Companies with stronger AI foundations are reporting better outcomes – 2.6x revenue increases and 2.5x cost decreases than those who haven’t established the foundations. “When a range of foundations for AI adoption are in place, genuine opportunity is created.”

Just 12 percent of CEOs surveyed in Australia say their companies are applying AI to a large or very large extent to products, services and experiences, compared to 19 percent globally. PwC says many organisations are aiming for moderate productivity gains of 10-20 percent through augmentation like chatbots, while those adopting AI-first design principles are seeing a much higher return on investment of around 200 to 400 percent.

“While the chatbot-led approach helps build corporate AI literacy, half-measures deliver limited value and can erode trust in AI’s potential,” PwC says.

The survey shows trust in AI is growing; 37 percent of Australia’s CEOs have a high degree of trust in AI (up from 31 percent last year). “This measured optimism shows how AI integration and trust concerns are evolving as organisations gain experience with the technology and strengthen their risk practices.”

But rising trust doesn’t eliminate risk – in fact, the growing reliance on AI is reshaping the risk landscape itself with the Allianz Risk Barometer shows that AI has ousted cyber as the leading business risk – up from number eight in 2025. (Changes in legislation and regulation ranked third for Australia, reflecting concerns over factors such as tariffs, the corporate insurer says.)

Andy Doran, Allianz Australia general manager underwriting, says the increased adoption of technology is having a significant impact on the risk landscape for businesses, with AI and cyber as the top two risks (global results are flipped with cyber number one and AI, second).

“Companies increasingly see AI not only as a powerful strategic opportunity, but also as a complex source of operational, legal and reputational risk,” says Allianz chief economist Ludovic Subran. “In many cases, adoption is moving faster than governance, regulation and workforce readiness can keep up, pushing AI into the top tier of global risks for the first time.”

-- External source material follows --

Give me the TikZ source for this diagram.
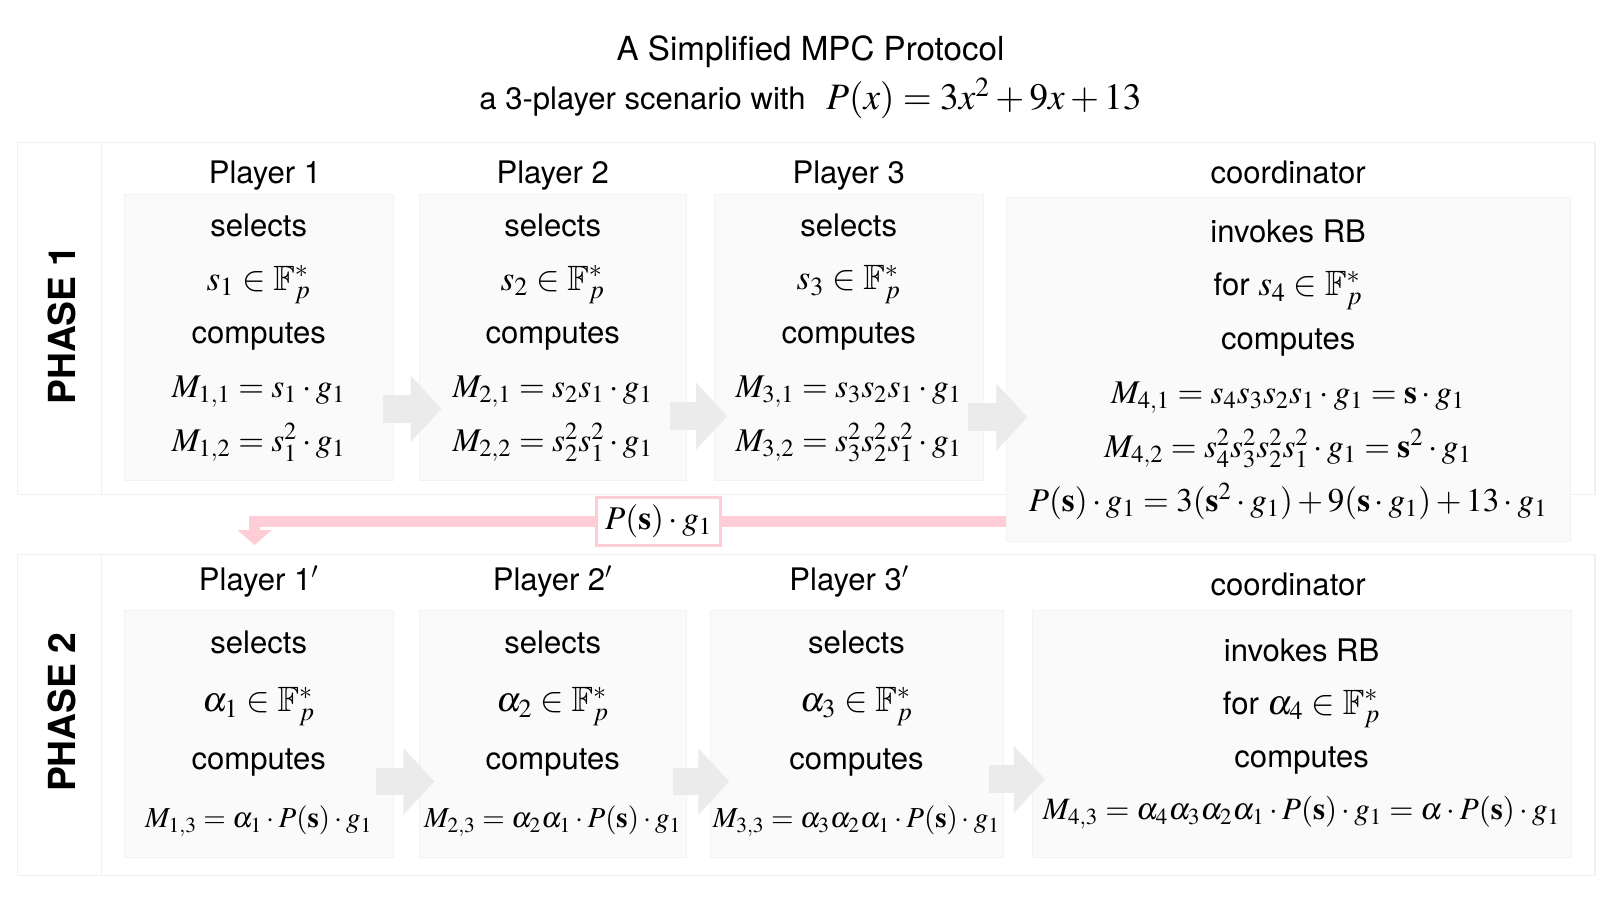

And as AI rises up the corporate risk register, concerns about transparency and trust are echoing across the public sector too with the Office of the Australian Information Commissioner releasing a report last week showing that only 17 percent of Australian government agencies disclosed their use of automated decision making (ADM) despite being legally required to publish this information. The OAIC warned most agencies are failing basic transparency tests and recommended clearer reporting, arguing that trust, accountability and integrity depend on it.

Against this backdrop of mounting transparency expectations, PwC argues that businesses can’t wait for certainty before acting.

“Investment and trust need to develop in parallel, not sequentially. Organisations that wait for complete confidence find themselves caught in a cycle: Without material investment, there’s limited proof of value and a lack of mature AI capability; without proof, there’s reticence to invest.

“Breaking the cycle requires committing to transformation timelines that result in AI adoption at scale. Action creates trust through demonstrated results and lessons learned and organisations that start moving now position themselves to capture advantages as capabilities mature.”